The Sandman Season 2 Review: Dream’s Family, Regrets & Stunning New Episodes

The Sandman Season 2, Volume 1, doesn’t waste a second reminding you why this show is unlike anything else Netflix has out there. First season, we watched Morpheus break free after more than a century in a glass cage. He cleaned up his realm, got his tools back, and reminded the other Endless who he was. Now, in this new batch of episodes, Dream does the one thing you’d never expect. He tears his own work apart. He digs into old wounds that go so far back you almost feel sorry for the guy.

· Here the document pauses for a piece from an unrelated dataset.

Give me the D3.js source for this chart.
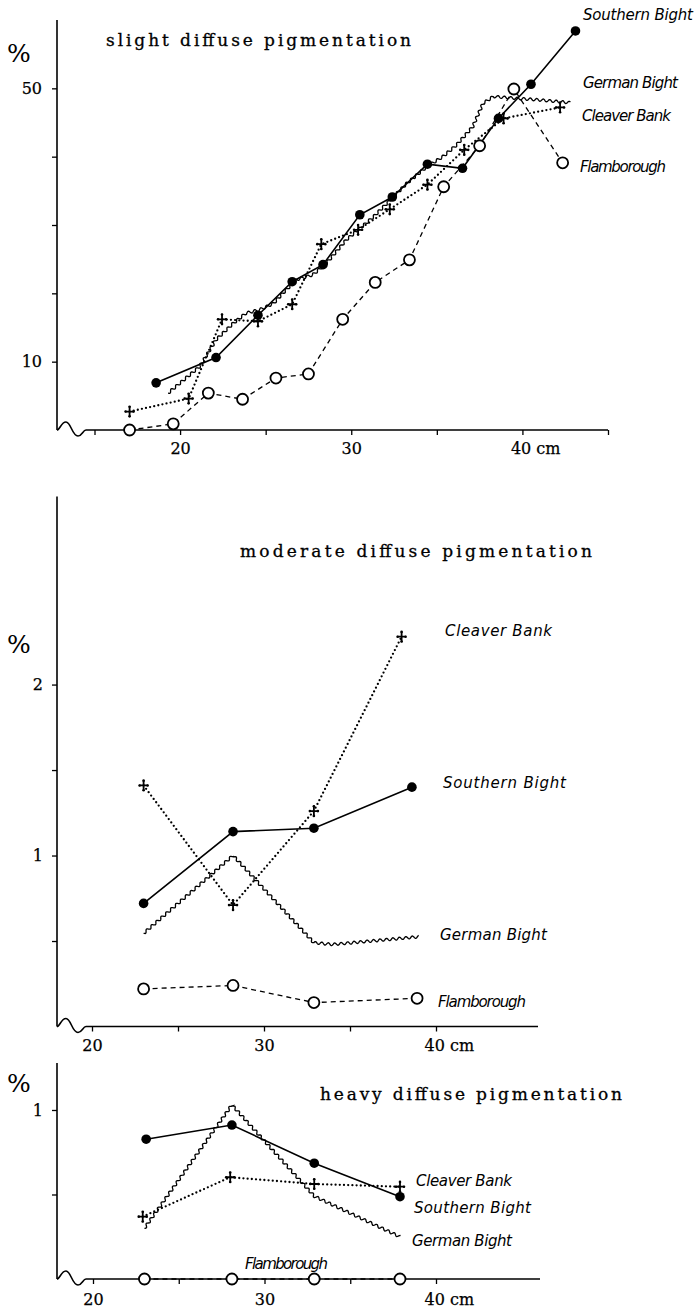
<!DOCTYPE html>
<html>
<head>
<meta charset="utf-8">
<script src="https://cdn.jsdelivr.net/npm/d3@7"></script>
<style>
body { margin: 0; background: #fff; }
svg { display: block; }
.title { font-family: "DejaVu Serif", serif; font-size: 17px; fill: #000; stroke: #000; stroke-width: 0.3px; }
.lbl { font-family: "DejaVu Sans", sans-serif; font-style: italic; font-size: 15px; fill: #000; }
.pct { font-family: "DejaVu Serif", serif; font-size: 25px; fill: #000; }
.tick text { font-family: "DejaVu Serif", serif; font-size: 16px; fill: #000; stroke: #000; stroke-width: 0.25px; }
</style>
</head>
<body>
<div id="chart"></div>
<script>
const width = 698;
const height = 1311;

const seriesNames = ["Southern Bight", "German Bight", "Cleaver Bank", "Flamborough"];
const panelTitles = ["slight diffuse pigmentation", "moderate diffuse pigmentation", "heavy diffuse pigmentation"];

// slight diffuse pigmentation (%), length in cm
const slightSouthernX = [18.6, 22.1, 24.55, 26.55, 28.35, 30.5, 32.4, 34.45, 36.5, 38.6, 40.5, 43.1];
const slightSouthernY = [6.9, 10.6, 16.8, 21.7, 24.2, 31.5, 34.1, 38.9, 38.3, 45.6, 50.6, 58.4];
const slightGermanX = [19.3, 21.15, 22.1, 23.1, 23.85, 24.65, 25.45, 26.0, 26.8, 27.75, 28.55, 29.7, 31.3, 33.25, 34.4, 35.35, 36.15, 37.1, 37.7, 38.3, 39.85, 41.0, 42.8];
const slightGermanY = [5.4, 9.3, 13.2, 15.6, 17.1, 17.6, 18.5, 20.0, 22.0, 22.7, 24.4, 27.8, 31.2, 36.1, 38.5, 40.0, 41.7, 44.4, 47.8, 48.8, 48.5, 48.3, 47.9];
const slightCleaverX = [17.05, 20.5, 22.45, 24.55, 26.55, 28.25, 30.4, 32.25, 34.45, 36.6, 38.9, 42.2];
const slightCleaverY = [2.7, 4.6, 16.2, 15.9, 18.4, 27.2, 29.3, 32.3, 35.9, 41.0, 45.6, 47.2];
const slightFlamX = [17.05, 19.6, 21.65, 23.65, 25.6, 27.5, 29.5, 31.4, 33.4, 35.4, 37.5, 39.5, 42.35];
const slightFlamY = [0, 0.9, 5.4, 4.5, 7.6, 8.2, 16.2, 21.6, 24.9, 35.6, 41.6, 49.9, 39.1];

// moderate diffuse pigmentation
const moderateSouthernX = [23.0, 28.2, 32.9, 38.6];
const moderateSouthernY = [0.72, 1.14, 1.16, 1.40];
const moderateGermanX = [23.0, 28.2, 32.9, 34.0, 39.0];
const moderateGermanY = [0.545, 1.0, 0.49, 0.48, 0.525];
const moderateCleaverX = [23.0, 28.2, 32.9, 38.0];
const moderateCleaverY = [1.41, 0.71, 1.26, 2.28];
const moderateFlamX = [23.0, 28.2, 32.9, 38.9];
const moderateFlamY = [0.22, 0.24, 0.14, 0.165];

// heavy diffuse pigmentation
const heavySouthernX = [23.1, 28.1, 32.9, 37.9];
const heavySouthernY = [0.827, 0.911, 0.685, 0.487];
const heavyGermanX = [23.0, 28.1, 32.9, 37.9];
const heavyGermanY = [0.30, 1.03, 0.49, 0.25];
const heavyCleaverX = [22.9, 28.0, 32.9, 37.9];
const heavyCleaverY = [0.369, 0.602, 0.562, 0.546];
const heavyFlamX = [23.0, 28.1, 32.9, 37.9];
const heavyFlamY = [0, 0, 0, 0];

const zip = (xs, ys) => xs.map((x, i) => [x, ys[i]]);

const svg = d3.select("#chart")
	.append("svg")
	.attr("width", width)
	.attr("height", height);

// line with a small sine ripple on it, like the hand drawn German Bight curve
function wavyPath(pts, amp, wl) {
	const p = d3.path();
	let s = 0;
	let first = true;
	for (let i = 0; i < pts.length - 1; i++) {
		const [x0, y0] = pts[i];
		const [x1, y1] = pts[i + 1];
		const len = Math.hypot(x1 - x0, y1 - y0);
		if (len === 0) continue;
		const nx = -(y1 - y0) / len;
		const ny = (x1 - x0) / len;
		const steps = Math.max(1, Math.ceil(len / 0.5));
		for (let k = first ? 0 : 1; k <= steps; k++) {
			const t = k / steps;
			const off = amp * Math.sin((2 * Math.PI * (s + t * len)) / wl);
			const x = x0 + (x1 - x0) * t + nx * off;
			const y = y0 + (y1 - y0) * t + ny * off;
			if (first) {
				p.moveTo(x, y);
				first = false;
			} else p.lineTo(x, y);
		}
		s += len;
	}
	return p.toString();
}

function drawPanel(cfg) {
	const { x, y } = cfg;
	const g = svg.append("g");
	const x0 = 57;
	const axisY = y.range()[0];
	const topY = y.range()[1];

	// y axis line
	g.append("line")
		.attr("x1", x0).attr("x2", x0)
		.attr("y1", axisY).attr("y2", topY)
		.attr("stroke", "#000").attr("stroke-width", 1.6);

	// x axis with the break sign next to the origin
	const br = d3.path();
	br.moveTo(x0, axisY);
	br.bezierCurveTo(x0 + 3, axisY, x0 + 4, axisY - 8, x0 + 9, axisY - 8);
	br.bezierCurveTo(x0 + 14, axisY - 8, x0 + 15, axisY + 6, x0 + 21, axisY + 6);
	br.bezierCurveTo(x0 + 25, axisY + 6, x0 + 26, axisY, x0 + 29, axisY);
	br.lineTo(cfg.axisEnd, axisY);
	g.append("path")
		.attr("d", br.toString())
		.attr("fill", "none")
		.attr("stroke", "#000")
		.attr("stroke-width", 1.6);

	const yAxis = g.append("g")
		.attr("transform", `translate(${x0},0)`)
		.call(d3.axisLeft(y)
			.tickValues(cfg.yTicks)
			.tickSize(5)
			.tickPadding(cfg.yPad)
			.tickFormat((d) => (cfg.yLabels.includes(d) ? d : "")));
	yAxis.select(".domain").remove();
	yAxis.selectAll(".tick line").attr("stroke-width", 1.3);

	const xAxis = g.append("g")
		.attr("transform", `translate(0,${axisY})`)
		.call(d3.axisBottom(x)
			.tickValues(cfg.xTicks)
			.tickSize(5)
			.tickPadding(cfg.xPad)
			.tickFormat((d) => (d === 40 ? "40 cm" : cfg.xLabels.includes(d) ? d : "")));
	xAxis.select(".domain").remove();
	xAxis.selectAll(".tick line").attr("stroke-width", 1.3);
	xAxis.selectAll(".tick text")
		.filter((d) => d === 40)
		.attr("text-anchor", "start")
		.attr("x", -12);

	g.append("text")
		.attr("class", "pct")
		.attr("x", 7)
		.attr("y", cfg.pctY)
		.text("%");

	g.append("text")
		.attr("class", "title")
		.attr("x", cfg.title[0])
		.attr("y", cfg.title[1])
		.attr("textLength", cfg.title[2])
		.attr("lengthAdjust", "spacing")
		.text(cfg.titleText);

	const line = d3.line().x((d) => x(d[0])).y((d) => y(d[1]));

	// Flamborough: dashed with open circles
	g.append("path")
		.attr("d", line(cfg.flam))
		.attr("fill", "none")
		.attr("stroke", "#000")
		.attr("stroke-width", 1.3)
		.attr("stroke-dasharray", "5,4");

	// German Bight: wavy line
	g.append("path")
		.attr("d", wavyPath(cfg.german.map((d) => [x(d[0]), y(d[1])]), 1.3, 6.5))
		.attr("fill", "none")
		.attr("stroke", "#000")
		.attr("stroke-width", 1.3);

	// Cleaver Bank: dotted
	g.append("path")
		.attr("d", line(cfg.cleaver))
		.attr("fill", "none")
		.attr("stroke", "#000")
		.attr("stroke-width", 2.3)
		.attr("stroke-linecap", "round")
		.attr("stroke-dasharray", "0,4.2");

	// Southern Bight: solid
	g.append("path")
		.attr("d", line(cfg.southern))
		.attr("fill", "none")
		.attr("stroke", "#000")
		.attr("stroke-width", 1.6);

	g.selectAll(".flamDot")
		.data(cfg.flam)
		.enter()
		.append("circle")
		.attr("cx", (d) => x(d[0]))
		.attr("cy", (d) => y(d[1]))
		.attr("r", 5.5)
		.attr("fill", "#fff")
		.attr("stroke", "#000")
		.attr("stroke-width", 1.8);

	const cross = g.selectAll(".cross")
		.data(cfg.cleaver)
		.enter()
		.append("g")
		.attr("transform", (d) => `translate(${x(d[0])},${y(d[1])})`);
	cross.append("path")
		.attr("d", "M-4.5,0H4.5M0,-5.5V5.5")
		.attr("stroke", "#000")
		.attr("stroke-width", 1.8);
	cross.selectAll("circle")
		.data([[0, -4.8], [0, 4.8], [-4, 0], [4, 0]])
		.enter()
		.append("circle")
		.attr("cx", (d) => d[0])
		.attr("cy", (d) => d[1])
		.attr("r", 1.3)
		.attr("fill", "#000");

	g.selectAll(".southDot")
		.data(cfg.southern)
		.enter()
		.append("circle")
		.attr("cx", (d) => x(d[0]))
		.attr("cy", (d) => y(d[1]))
		.attr("r", 4.8)
		.attr("fill", "#000");

	cfg.labels.forEach((l, i) => {
		g.append("text")
			.attr("class", "lbl")
			.attr("x", l[0])
			.attr("y", l[1])
			.attr("textLength", l[2])
			.attr("lengthAdjust", "spacing")
			.text(seriesNames[i]);
	});
}

drawPanel({
	x: d3.scaleLinear([15, 45], [94.5, 608]),
	y: d3.scaleLinear([0, 60], [430, 20]),
	axisEnd: 608,
	xTicks: [15, 20, 25, 30, 35, 40, 45],
	xLabels: [20, 30, 40],
	xPad: 8,
	yTicks: [10, 20, 30, 40, 50],
	yLabels: [10, 50],
	yPad: 10,
	pctY: 62,
	titleText: panelTitles[0],
	title: [106, 46, 305],
	southern: zip(slightSouthernX, slightSouthernY),
	german: zip(slightGermanX, slightGermanY),
	cleaver: zip(slightCleaverX, slightCleaverY),
	flam: zip(slightFlamX, slightFlamY),
	labels: [[583, 20, 110], [583, 88, 95], [582, 121, 89], [580, 172, 86]],
});

drawPanel({
	x: d3.scaleLinear([20, 40], [92, 436]),
	y: d3.scaleLinear([0, 3.1], [1026.5, 496.5]),
	axisEnd: 538,
	xTicks: [20, 25, 30, 35, 40],
	xLabels: [20, 30, 40],
	xPad: 8,
	yTicks: [0.5, 1, 1.5, 2],
	yLabels: [1, 2],
	yPad: 9,
	pctY: 653,
	titleText: panelTitles[1],
	title: [240, 557, 352],
	southern: zip(moderateSouthernX, moderateSouthernY),
	german: zip(moderateGermanX, moderateGermanY),
	cleaver: zip(moderateCleaverX, moderateCleaverY),
	flam: zip(moderateFlamX, moderateFlamY),
	labels: [[443, 788, 123], [440, 940, 107], [445, 636, 107], [438, 1007, 88]],
});

drawPanel({
	x: d3.scaleLinear([20, 40], [93, 436]),
	y: d3.scaleLinear([0, 1.278], [1279, 1063]),
	axisEnd: 540,
	xTicks: [20, 25, 30, 35, 40],
	xLabels: [20, 30, 40],
	xPad: 10,
	yTicks: [0.5, 1],
	yLabels: [1],
	yPad: 9,
	pctY: 1092,
	titleText: panelTitles[2],
	title: [320, 1100, 302],
	southern: zip(heavySouthernX, heavySouthernY),
	german: zip(heavyGermanX, heavyGermanY),
	cleaver: zip(heavyCleaverX, heavyCleaverY),
	flam: zip(heavyFlamX, heavyFlamY),
	labels: [[414, 1213, 117], [412, 1246, 100], [416, 1186, 96], [245, 1269, 83]],
});
</script>
</body>
</html>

Season 2 comes at you in two moods. The first three episodes are like a cosmic party with a dash of horror. The last three feel closer to a sad family album that keeps falling open at the worst pages. Together, they make six hours of Morpheus trying to untangle all the mess he made over endless lifetimes.

Why Is Dream Breaking Everything Again?

If you watched season 1, you know Morpheus is stubborn. He holds grudges. He punishes people for eternity when they cross him. Now he’s facing the fallout. First, he tries to free Nada, an old flame he once condemned to Hell. That alone feels like the start of something huge.

Then come the gods and monsters. They’re hungry for power, for revenge, for favors. When Lucifer shows up with that smug grin, you know trouble is brewing. Gwendoline Christie’s Lucifer is a mood all by herself, flipping between charming and terrifying in seconds. She blesses and curses Dream in the same breath. Watching him navigate the chaos is wild. You get moments of dark comedy, weird creatures dripping slime and secrets, and sudden flashes of sadness when you least expect it.

What’s Going On With The Endless?

Family drama hits hard in this season. If season 1 gave us a taste of Death, Despair, and Desire, this time we get even more. Destiny calls a family meeting. That should tell you how serious it is. He’s all stone-faced and serious, dragging his siblings back into the same room for the first time in ages.

Delirium is there too. Youngest in the family. Esmé Creed-Miles plays her like she’s half-dream, half-nightmare, and all impulse. She wants to find Destruction, the missing brother who walked away from it all centuries ago. Dream doesn’t want to help at first, but we all know he can’t say no forever.

Watching these immortals fight like a messed-up family reunion is one of the best parts. They’re ideas, not people, yet they argue and pout like stubborn teenagers. Destiny’s got the plan, Desire stirs the pot, Despair drags her sadness into every room, and Dream… well, Dream tries to hold it together while realizing he might be the worst sibling of the lot.

How Do The Old Stories Fit In?

One thing about The Sandman is how it hops through time like it’s nothing. Volume 1 throws in flashbacks that feel like hidden treasure. Suddenly, you’re in ancient Greece. Then you’re standing with Shakespeare as Dream plants the seed for A Midsummer Night’s Dream. It’s clever how these scenes slip into the bigger story. They’re not just there for the comic book fans. They help explain why Morpheus is always alone. He meddled with so many lives. He can’t outrun that.

Heinberg, the main writer, pulls lines and moments from Neil Gaiman’s pages and slides them into the plot like puzzle pieces. It works because it never feels forced. You watch Dream’s mistakes pile up. The people he ghosted, punished, or forgot come back with receipts. Everyone wants him to fix what he broke.

Is The Sandman Season 2 Worth Watching?

One look at Dream’s shifting castle should answer that. Season 2 pours money into visuals that make your jaw drop. The castle changes shape on Dream’s moods. One second it’s a cold marble palace. The next, a shadowy maze. It’s alive, like the rest of his world.

When the monsters show up — and they do, a lot — you feel like you’re flipping through an old book of fairy tales that’s been dipped in ink and nightmares. Norse gods stand next to fallen angels, demons crawl out of dark corners, and everyone wants a piece of Hell.

Some of these scenes feel massive. Other times, the show shrinks down to one room, two people, and a thousand years of regret between them. When Dream sits with Delirium or tries to track Destruction, you feel the weight of how long they’ve existed. How small humans are to them, and yet how much humans matter.

Volume 1 of Season 2 leaves a lot hanging in the air. But every episode gives you something to chew on — heartbreak, monsters, messy families, old stories retold with new scars. It’s The Sandman doing what The Sandman does best: showing you how dreams and nightmares are sometimes the same thing.